READ TO ME/OPINION
‘The Little Wooden Robot and the Log Princess’ By Tom Gauld (Neal Porter Books, Aug. 24, 2021), 4-8 years, 40 pages, $18.99 hardback, $11.99 ebook.
A classic fairytale problem opens this lovable picture book by one of the world’s wittiest cartoonists: The king and queen long for a child. One day, each decides to get one.
The king goes to the palace inventor, and she builds an intricate wooden boy, a robot; the queen visits a wise old witch, who enchants a log to create a princess. Instantly beloved, brother and sister are happy children, normal in every way that matters — except that the princess turns back into a log every time she goes to sleep.
Nobody knows her secret except her robot brother, who every morning speaks a charm that turns her into a girl.
He’s such a kind boy, he lets a family of beetles live in his gears.
But when one morning a circus arrives on the grounds, the brother runs to see them, leaving his sister sleeping like a log. In comes a clueless maid to pitch her out the window.

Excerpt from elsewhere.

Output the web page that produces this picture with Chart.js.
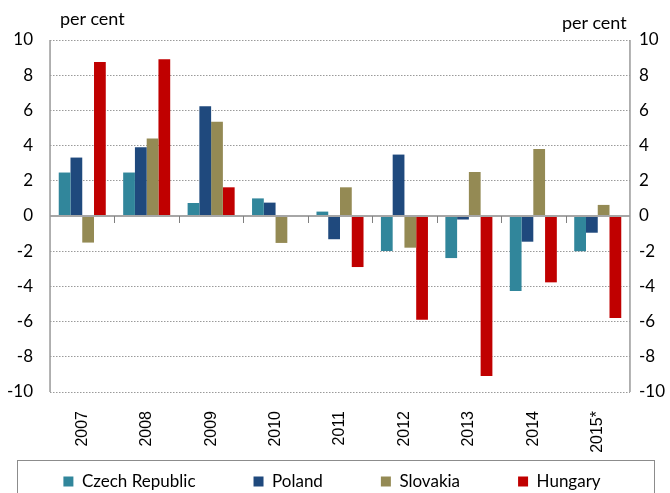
<!DOCTYPE html>
<html>
<head>
<meta charset="utf-8">
<script src="https://cdn.jsdelivr.net/npm/chart.js@4.4.1/dist/chart.umd.min.js"></script>
<style>
body { margin: 0; background: #fff; }
#wrap { position: relative; width: 670px; height: 493px; }
.unit { position: absolute; font: 18px Lato; line-height: 22px; color: #000; }
</style>
</head>
<body>
<div id="wrap">
<canvas id="chart" width="670" height="493"></canvas>
<span class="unit" style="left:60px; top:7px">per cent</span>
<span class="unit" style="left:562px; top:11px">per cent</span>
</div>
<script>
// values in per cent
const years = ['2007', '2008', '2009', '2010', '2011', '2012', '2013', '2014', '2015*'];
const czech = [2.47, 2.47, 0.74, 1.0, 0.25, -1.99, -2.39, -4.26, -2.0];
const poland = [3.32, 3.9, 6.23, 0.76, -1.32, 3.49, -0.2, -1.46, -0.95];
const slovakia = [-1.51, 4.41, 5.36, -1.53, 1.63, -1.8, 2.5, 3.81, 0.63];
const hungary = [8.75, 8.9, 1.63, -0.05, -2.9, -5.89, -9.09, -3.77, -5.8];
const yTicks = [-10, -8, -6, -4, -2, 0, 2, 4, 6, 8, 10];

const tickFont = { family: 'Lato', size: 17 };
const yearFont = { family: 'Liberation Sans', size: 16 };
const legendFont = { family: 'Lato', size: 17 };

// zero line, axis lines, category ticks and legend frame
const axisLines = {
    id: 'axisLines',
    afterLayout: function (chart) {
        // let the rotated year labels use the room under the plot
        const x = chart.scales.x;
        x.bottom = chart.height;
        x.height = x.bottom - x.top;
    },
    afterDatasetsDraw: function (chart) {
        const ctx = chart.ctx;
        const a = chart.chartArea;
        const x = chart.scales.x;
        const y = chart.scales.y;
        const y0 = y.getPixelForValue(0);
        ctx.save();
        ctx.strokeStyle = '#a6a6a6';
        ctx.lineWidth = 2;
        ctx.beginPath();
        ctx.moveTo(a.left, y0);
        ctx.lineTo(a.right, y0);
        ctx.stroke();
        ctx.lineWidth = 1.5;
        ctx.strokeStyle = '#999';
        ctx.beginPath();
        ctx.moveTo(a.left, a.top);
        ctx.lineTo(a.left, a.bottom);
        ctx.moveTo(a.right, a.top);
        ctx.lineTo(a.right, a.bottom);
        ctx.stroke();
        ctx.strokeStyle = '#808080';
        ctx.lineWidth = 1;
        ctx.beginPath();
        for (let i = 1; i < years.length; i++) {
            const xb = Math.round((x.getPixelForTick(i - 1) + x.getPixelForTick(i)) / 2) + 0.5;
            ctx.moveTo(xb, y0);
            ctx.lineTo(xb, y0 + 7);
        }
        ctx.stroke();
        ctx.strokeStyle = '#8c8c8c';
        ctx.strokeRect(17.5, 460.5, 637, 40);
        ctx.restore();
    }
};

new Chart(document.getElementById('chart'), {
    type: 'bar',
    data: {
        labels: years,
        datasets: [
            { label: 'Czech Republic', data: czech, backgroundColor: '#31869b' },
            { label: 'Poland', data: poland, backgroundColor: '#1f497d' },
            { label: 'Slovakia', data: slovakia, backgroundColor: '#948a54' },
            { label: 'Hungary', data: hungary, backgroundColor: '#c00000' }
        ]
    },
    options: {
        responsive: false,
        animation: false,
        layout: { padding: { top: 40, left: -10, right: -4, bottom: 0 } },
        datasets: { bar: { categoryPercentage: 0.73, barPercentage: 1.0 } },
        plugins: {
            tooltip: { enabled: false },
            legend: {
                position: 'bottom',
                maxHeight: 78,
                labels: {
                    font: legendFont,
                    color: '#000',
                    boxWidth: 10,
                    boxHeight: 10,
                    padding: 58
                }
            }
        },
        scales: {
            x: {
                grid: { display: false },
                border: { display: false },
                ticks: { font: yearFont, color: '#000', minRotation: 90, maxRotation: 90, padding: 11 },
                afterFit: function (s) {
                    s.height = 23;
                    s.paddingLeft = 0;
                    s.paddingRight = 0;
                }
            },
            y: {
                min: -10,
                max: 10,
                afterBuildTicks: function (s) { s.ticks = yTicks.map(v => ({ value: v })); },
                grid: {
                    drawTicks: false,
                    color: ctx => ctx.tick && ctx.tick.value === 0 ? 'rgba(0,0,0,0)' : '#9a9a9a',
                    lineWidth: 1
                },
                border: { display: false, dash: [1.5, 1.5] },
                ticks: { font: tickFont, color: '#000', padding: 17 }
            },
            y2: {
                position: 'right',
                min: -10,
                max: 10,
                afterBuildTicks: function (s) { s.ticks = yTicks.map(v => ({ value: v })); },
                grid: { drawOnChartArea: false, drawTicks: false },
                border: { display: false },
                ticks: { font: tickFont, color: '#000', padding: 9 }
            }
        }
    },
    plugins: [axisLines]
});
</script>
</body>
</html>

The robot rushes back to her bedroom just in time to see her rolling down a steep hill. While he’s running after her as hard as he can, she’s picked up by a wood-selling gnome and dumped into a massive pile of nonmagical logs on a barge headed far, far away. The robot begs his way aboard but cannot sort her out of the heap before the ship lands in The North — a dangerous place.
What follows is a beautiful tale of self-sacrifice as the brother exhausts himself trying to tote his log sister home. His epic is conveyed by one page of encounters too long to relate in the book, including: “The Giant’s Key,” “The Family of Robbers,” “The Old Lady in a Bottle,” “The Magic Pudding,” “The Lonely Bear,” “The Queen of the Mushrooms” …
I must stop reciting the whole plot, so just know that the sister eventually winds up toting her robot brother through epic encounters of her own, including “The Mischievous Pixies,” “The Enormous Blackbird,” “The Baby in a Rose Bush” …
After all that she’s so tired she falls asleep, and you know what happens when she falls asleep. Somewhere in a clearing in a forest there’s a log on the ground beside a handcart holding a broken robot.
Ah, but inside the robot, a family of beetles is beginning to wonder why everything is suddenly so still.
More adventure ensues until everyone can live happily ever after.
Apart from the tidy illustrations and satisfying story, adults will appreciate the conversations this book inspires, about the problems that might be caused by keeping a sibling’s secrets from parents versus the steadfast loyalty of siblings; the benefits of being kind to insects; whether animals really talk to one another; why an inventor couldn’t build a real boy …
I bought my own copy of this book, and if I lose it, I will buy another.
Read to Me is a weekly review of short books.